In vista del Summit i sindacati dei lavoratori delle istituzioni europee incrociano le braccia
Mauro, Presidente di Renouveau & Democratie: “Non sono i risparmi che faranno ripartire l’euro”
A due giorni dal vertice dei capi di stato che giovedì e venerdì si riuniranno a Bruxelles per discutere nuovamente dell’MFF, il quadro finanziario pluriennale per il periodo 2014 – 2020, si prepara la protesta dei funzionari del Consiglio europeo. Con uno sciopero di otto ore, gli impiegati hanno oggi espresso il loro disappunto per le sempre più concrete voci sui tagli che, in tempi di risparmio e di austerity, andranno a colpire quasi certamente anche il personale delle istituzioni Ue.
“Le economie e i tagli voluti dai contribuenti netti (i Paesi membri che versano più di quanto poi incassano dall’Unione, ndr) paralizzeranno interamente il funzionamento dell’Unione europea perché si tradurranno in una tale diminuzione del numero e del livello delle competenze dei funzionari e degli impiegati che le istituzioni non saranno più in grado di adempiere ai loro incarichi di elaborazione e messa in opera della politiche future”.
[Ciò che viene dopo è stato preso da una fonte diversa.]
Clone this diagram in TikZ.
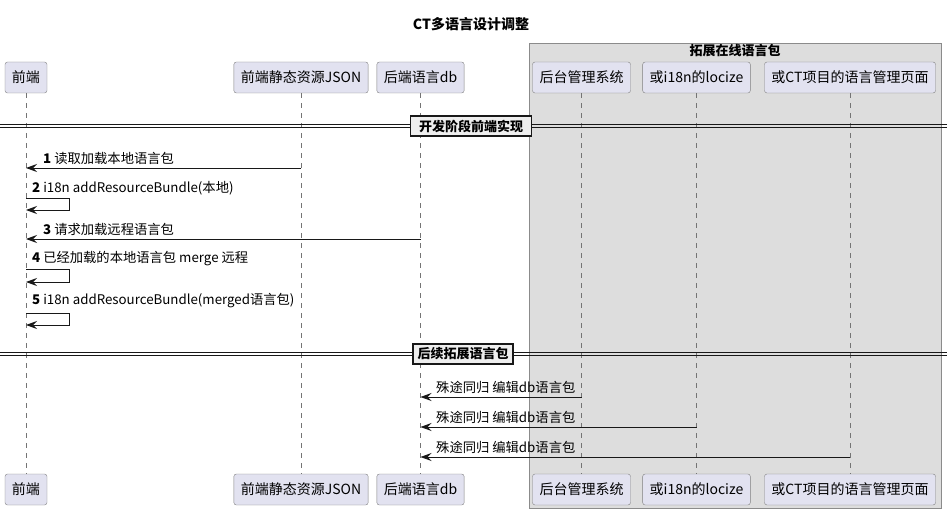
\documentclass[tikz,border=0pt]{standalone}
\usepackage{fontspec}
\setmainfont{Noto Sans CJK SC}
\usetikzlibrary{arrows.meta,positioning}
\definecolor{partfill}{HTML}{E2E2F0}
\definecolor{groupfill}{HTML}{DDDDDD}
\definecolor{divfill}{HTML}{EEEEEE}
\definecolor{ink}{HTML}{181818}

\begin{document}
\begin{tikzpicture}[x=1pt,y=-1pt,
  part/.style={draw=ink!55, fill=partfill, rounded corners=2.5pt, minimum height=31pt, inner xsep=7pt, font=\fontsize{14}{16}\selectfont},
  life/.style={ink!60, line width=0.6pt, dash pattern=on 5pt off 5pt},
  msg/.style={ink, line width=0.8pt, -{Stealth[length=11pt,width=8pt,inset=4pt]}},
  lbl/.style={anchor=south west, inner sep=1pt, font=\fontsize{13.3}{15}\selectfont},
  divbox/.style={draw=ink, line width=1.4pt, fill=divfill, minimum height=20pt, inner xsep=4pt, font=\bfseries\fontsize{13}{15}\selectfont}]
\useasboundingbox (0,0) rectangle (947,513);
\node[font=\bfseries\fontsize{14}{16}\selectfont] (title) at (471,24) {CT多语言设计调整};

% group box
\draw[draw=ink!50, fill=groupfill] (529,43) rectangle (941,508);
\node[font=\bfseries\fontsize{13}{15}\selectfont] (grp) at (735,51) {拓展在线语言包};

% participants, top and bottom
\node[part] (fe) at (26,77.5) {前端};
\node[part] (json) at (301,77.5) {前端静态资源JSON};
\node[part] (db) at (420.5,77.5) {后端语言db};
\node[part] (admin) at (581.5,77.5) {后台管理系统};
\node[part] (locize) at (696.5,77.5) {或i18n的locize};
\node[part] (ctpage) at (850,77.5) {或CT项目的语言管理页面};
\node[part] (feb) at (26,489.5) {前端};
\node[part] (jsonb) at (301,489.5) {前端静态资源JSON};
\node[part] (dbb) at (420.5,489.5) {后端语言db};
\node[part] (adminb) at (581.5,489.5) {后台管理系统};
\node[part] (locizeb) at (696.5,489.5) {或i18n的locize};
\node[part] (ctpageb) at (850,489.5) {或CT项目的语言管理页面};

\foreach \a/\b in {fe/feb, json/jsonb, db/dbb, admin/adminb, locize/locizeb, ctpage/ctpageb}
  \draw[life] (\a.south) -- (\b.north);

% dividers
\draw[ink, line width=0.8pt] (0,124.5) -- (947,124.5);
\draw[ink, line width=0.8pt] (0,127.8) -- (947,127.8);
\node[divbox, minimum width=121pt] (dev) at (471,126) {开发阶段前端实现};
\draw[ink, line width=0.8pt] (0,352) -- (947,352);
\draw[ink, line width=0.8pt] (0,355.3) -- (947,355.3);
\node[divbox, minimum width=100pt] (ext) at (463,354) {后续拓展语言包};

% message levels
\coordinate (m1) at (0,168);
\coordinate (m2) at (0,198);
\coordinate (m2b) at (0,210);
\coordinate (m3) at (0,239);
\coordinate (m4) at (0,269);
\coordinate (m4b) at (0,282);
\coordinate (m5) at (0,313);
\coordinate (m5b) at (0,325);
\coordinate (m6) at (0,397);
\coordinate (m7) at (0,427);
\coordinate (m8) at (0,457);

\draw[msg] (json.south |- m1) -- (fe.south |- m1);
\node[lbl] (l1) at (42,166) {\textbf{1} 读取加载本地语言包};
\draw[msg] (fe.south |- m2) -- ++(43,0) |- (fe.south |- m2b);
\node[lbl] (l2) at (31,196) {\textbf{2} i18n addResourceBundle(本地)};
\draw[msg] (db.south |- m3) -- (fe.south |- m3);
\node[lbl] (l3) at (42,237) {\textbf{3} 请求加载远程语言包};
\draw[msg] (fe.south |- m4) -- ++(43,0) |- (fe.south |- m4b);
\node[lbl] (l4) at (31,267) {\textbf{4} 已经加载的本地语言包 merge 远程};
\draw[msg] (fe.south |- m5) -- ++(43,0) |- (fe.south |- m5b);
\node[lbl] (l5) at (31,309) {\textbf{5} i18n addResourceBundle(merged语言包)};

\draw[msg] (admin.south |- m6) -- (db.south |- m6);
\node[lbl] (l6) at (435,395) {殊途同归 编辑db语言包};
\draw[msg] (locize.south |- m7) -- (db.south |- m7);
\node[lbl] (l7) at (435,425) {殊途同归 编辑db语言包};
\draw[msg] (ctpage.south |- m8) -- (db.south |- m8);
\node[lbl] (l8) at (435,455) {殊途同归 编辑db语言包};
\end{tikzpicture}
\end{document}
Così si esprimono i sindacati, le cui preoccupazioni hanno radici concrete. Sotto la pressione di alcuni Stati membri, i cosiddetti “contribuenti netti” del budget dell’Unione, i 27 leader potrebbero approvare, nel corso del summit di giovedì e venerdì, un quadro finanziario di spesa per il settennio a venire forse di molto inferiore (70 miliardi circa) rispetto alle iniziali proposte della Commissione. Ciò significa economizzare su alcune voci del budget europeo. E quello delle spese amministrative è considerato “un capitolo a parte” per la difesa del quale nessuno degli stati membri si è mai schierato e per questo più esposto al rischio di manovre di risparmio.
La funzione pubblica europea era stata profondamente riformata già nel maggio 2004. L’abbassamento generale dei salari all’entrata in servizio e un reclutamento massiccio di agenti a contratto al posto dei funzionari erano stati i cambiamenti più consistenti che hanno generato, fino ad oggi, un risparmio di 3 miliardi di euro. Ma non è bastato.
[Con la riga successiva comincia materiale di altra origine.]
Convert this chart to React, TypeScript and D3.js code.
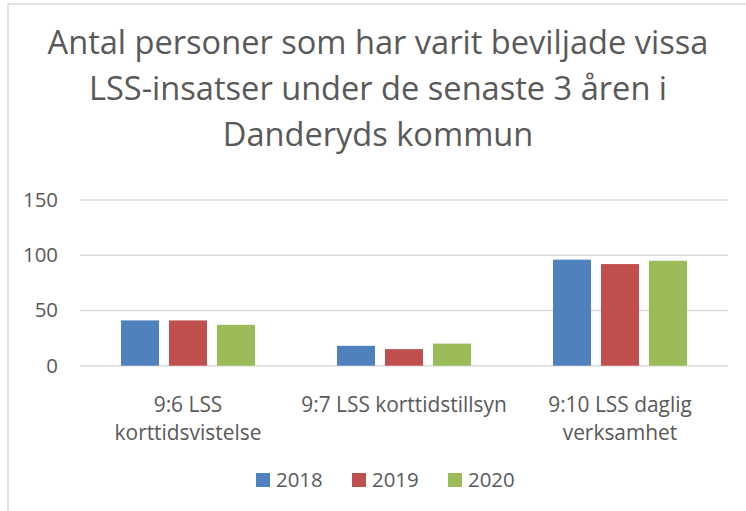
import React from "react";
import * as d3 from "d3";

const categories = ["9:6 LSS korttidsvistelse", "9:7 LSS korttidstillsyn", "9:10 LSS daglig verksamhet"];
const categoryLines = [["9:6 LSS", "korttidsvistelse"], ["9:7 LSS korttidstillsyn"], ["9:10 LSS daglig", "verksamhet"]];
const years = ["2018", "2019", "2020"];
const values2018 = [41, 18, 96];
const values2019 = [41, 15, 92];
const values2020 = [37, 20, 95];
const yTicks = [0, 50, 100, 150];
const titleLines = [
  "Antal personer som har varit beviljade vissa",
  "LSS-insatser under de senaste 3 åren i",
  "Danderyds kommun",
];
const colors = ["#4F81BD", "#C0504D", "#9BBB59"];

const FONT = "'Open Sans', sans-serif";
const TEXT = "#595959";

export default function App() {
  const W = 746, H = 511;
  const left = 80, right = 728, top = 200, bottom = 365.7;
  const series = [values2018, values2019, values2020];

  const x0 = d3.scaleBand<string>().domain(categories).range([left, right]).padding(0);
  const x1 = d3.scaleBand<string>().domain(years).range([0, x0.bandwidth()])
    .paddingInner(10 / 48).paddingOuter(0.854);
  const y = d3.scaleLinear().domain([0, 150]).range([bottom, top]);

  return (
    <svg width={W} height={H} style={{ position: "absolute", left: 0, top: 0 }} fontFamily={FONT}>
      <rect x={0} y={0} width={W} height={H} fill="#fff" />
      <rect x={8} y={4} width={760} height={560} fill="#fff" stroke="#D9D9D9" strokeWidth={1.5} />
      {titleLines.map((t, i) => (
        <text key={i} x={378} y={54.3 + i * 45.8} textAnchor="middle" fontSize={32.6} fill={TEXT}>{t}</text>
      ))}
      {yTicks.map((v) => (
        <g key={v}>
          <line x1={left} x2={right} y1={y(v)} y2={y(v)} stroke="#D9D9D9" strokeWidth={1.5} />
          <text x={58} y={y(v) + 7} textAnchor="end" fontSize={20.4} fill={TEXT}>{v}</text>
        </g>
      ))}
      {categories.map((c, ci) => (
        <g key={c}>
          {series.map((s, si) => (
            <rect key={si}
              x={(x0(c) as number) + (x1(years[si]) as number)}
              y={y(s[ci])}
              width={x1.bandwidth()}
              height={y(0) - y(s[ci])}
              fill={colors[si]} />
          ))}
          {categoryLines[ci].map((ln, li) => (
            <text key={li} x={(x0(c) as number) + x0.bandwidth() / 2} y={411.7 + li * 28.5}
              textAnchor="middle" fontSize={20.9} fill={TEXT}>{ln}</text>
          ))}
        </g>
      ))}
      {years.map((yr, i) => (
        <g key={yr}>
          <rect x={256 + i * 96} y={473} width={14} height={14} fill={colors[i]} />
          <text x={276 + i * 96} y={487} fontSize={20.4} fill={TEXT}>{yr}</text>
        </g>
      ))}
    </svg>
  );
}
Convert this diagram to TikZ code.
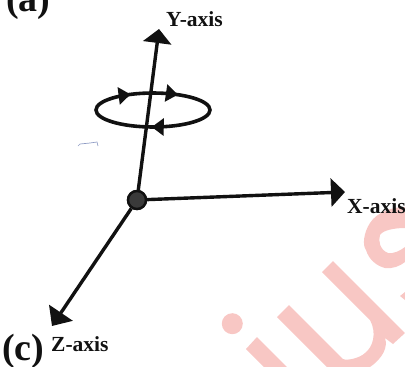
\documentclass[tikz,border=0pt]{standalone}
\usepackage{fontspec}
\setmainfont{Liberation Serif}
\usetikzlibrary{arrows.meta,decorations.markings}
\definecolor{wm}{HTML}{F8C7C4}
\definecolor{ink}{HTML}{111111}
\definecolor{hub}{HTML}{3A3A3A}
\definecolor{scrib}{HTML}{8F9CC4}
\tikzset{
  x=1pt,y=-1pt,
  axislabel/.style={anchor=base west,inner sep=0pt,font=\fontsize{21.5}{21.5}\selectfont\bfseries,text=ink},
  partlabel/.style={anchor=base west,inner sep=0pt,font=\fontsize{38}{38}\selectfont\bfseries,text=ink},
  axisline/.style={draw=ink,line width=3.4pt},
  bigtip/.style={-{Triangle[length=#1,width=28pt,color=ink]}},
  hubdot/.style={circle,fill=hub,draw=ink,line width=2.4pt,minimum size=18pt,inner sep=0pt},
  ringline/.style={draw=ink,line width=3.6pt,
    postaction={decorate,decoration={markings,
      mark=at position 0.15 with {\arrowreversed[ink]{Triangle[length=12pt,width=17pt]}},
      mark=at position 0.34 with {\arrowreversed[ink]{Triangle[length=12pt,width=17pt]}},
      mark=at position 0.745 with {\arrowreversed[ink]{Triangle[length=12pt,width=17pt]}}}}},
}
\begin{document}
\begin{tikzpicture}
\useasboundingbox (0,0) rectangle (405,367);
\clip (0,0) rectangle (405,367);
% watermark
\fill[wm] (232.3,323.7) circle [radius=10.5pt];
\fill[wm] (257,337) -- (287,367) -- (264,367) -- (246,349) -- cycle;
\fill[wm] (289,305) -- (343,359) .. controls (347,361) and (360,358) .. (365,353)
  .. controls (373,347) and (377,333) .. (370,320) -- (322,272) -- (333,261) -- (405,333)
  -- (393,344) -- (385,338) .. controls (388,347) and (383,358) .. (370,367)
  -- (327,367) -- (277,317) -- cycle;
\fill[wm] (405,207) .. controls (392,207) and (377,212) .. (370,223)
  .. controls (364,232) and (362,245) .. (366,250)
  .. controls (369,260) and (377,266) .. (385,268)
  .. controls (393,269) and (400,266) .. (405,262) -- (405,247)
  .. controls (400,251) and (393,254) .. (388,253)
  .. controls (380,250) and (378,241) .. (380,235)
  .. controls (383,230) and (395,228) .. (405,228) -- cycle;
\fill[wm] (405,292) -- (400,296) -- (405,300) -- cycle;
% pencil mark
\draw[scrib,line width=0.7pt] (78,146) -- (80,144) -- (90,143) -- (97,142) -- (98,146);
% axes
\node[hubdot] (origin) at (137,200) {};
\coordinate (ytip) at (159,29);
\coordinate (xtip) at (345,192);
\coordinate (ztip) at (52,326);
\draw[ringline] (153,110) ellipse [x radius=57pt,y radius=17pt];
\draw[axisline,bigtip=14pt] (origin) -- (ytip);
\draw[axisline,bigtip=14pt] (origin) -- (xtip);
\draw[axisline,bigtip=16pt] (origin) -- (ztip);
\node[hubdot] at (origin) {};
% labels
\node[axislabel] (ylabel) at (166,26) {Y-axis};
\node[axislabel] (xlabel) at (347,213) {X-axis};
\node[axislabel] (zlabel) at (51,351) {Z-axis};
\node[partlabel] (parta) at (6,11) {(a)};
\node[partlabel] (partc) at (2,360) {(c)};
\end{tikzpicture}
\end{document}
Adesso sembra che otto dei paesi membri abbiano chiesto alla Commissione di indicare al Consiglio europeo quale sarebbe, per ipotesi, l’impatto di un risparmio del 10, del 20 e del 30% sulle spese per il personale. Una proposta, questa, giudicata assolutamente “sabotatrice” da Massimo Mauro, Presidente di Renouveau & Democratie – una delle tre sigle sindacaliste che insieme a Fèderation de la Fonction Publique Européenne e a Union Syndacale sostiene l’agitazione. “Tagli di questa portata paralizzerebbero le istituzioni per mancanza di funzionari” fa sapere Mauro e aggiunge “Lo sciopero di oggi ha un solo significato: se i tagli andranno al di là del 10% le istituzioni europee non potranno più funzionare e non si tratterà di misure di risparmio ma di un atto di sabotaggio dell’attività istituzionale. Per quel che riguarda noi, siamo persino disposti ad accettare un taglio del 15% per un periodo limitato alla durata della crisi sugli stipendi dei gradi più alti. Una proposta, questa, che permetterebbe, approssimativamente, un risparmio di 300 milioni di euro. Personalmente, però, appoggio il pensiero di Mario Draghi: una politica di risparmi esclusivi non farà ripartire l’euro, ci vogliono anche gli investimenti e quelli nelle risorse umani sono basilari.”
E dopo la protesta di oggi degli impiegati del Consiglio europeo a Bruxelles – che hanno scelto di astenersi dal lavoro per tutta la giornata pur assicurando il corretto svolgimento di un numero minimo di riunioni tra cui la conferenza sul Mali – domani sarà il turno degli impiegati alla Commissione Ue che manifesteranno davanti al Berlaymont; lo stesso faranno i colleghi delle istituzioni in Lussemburgo.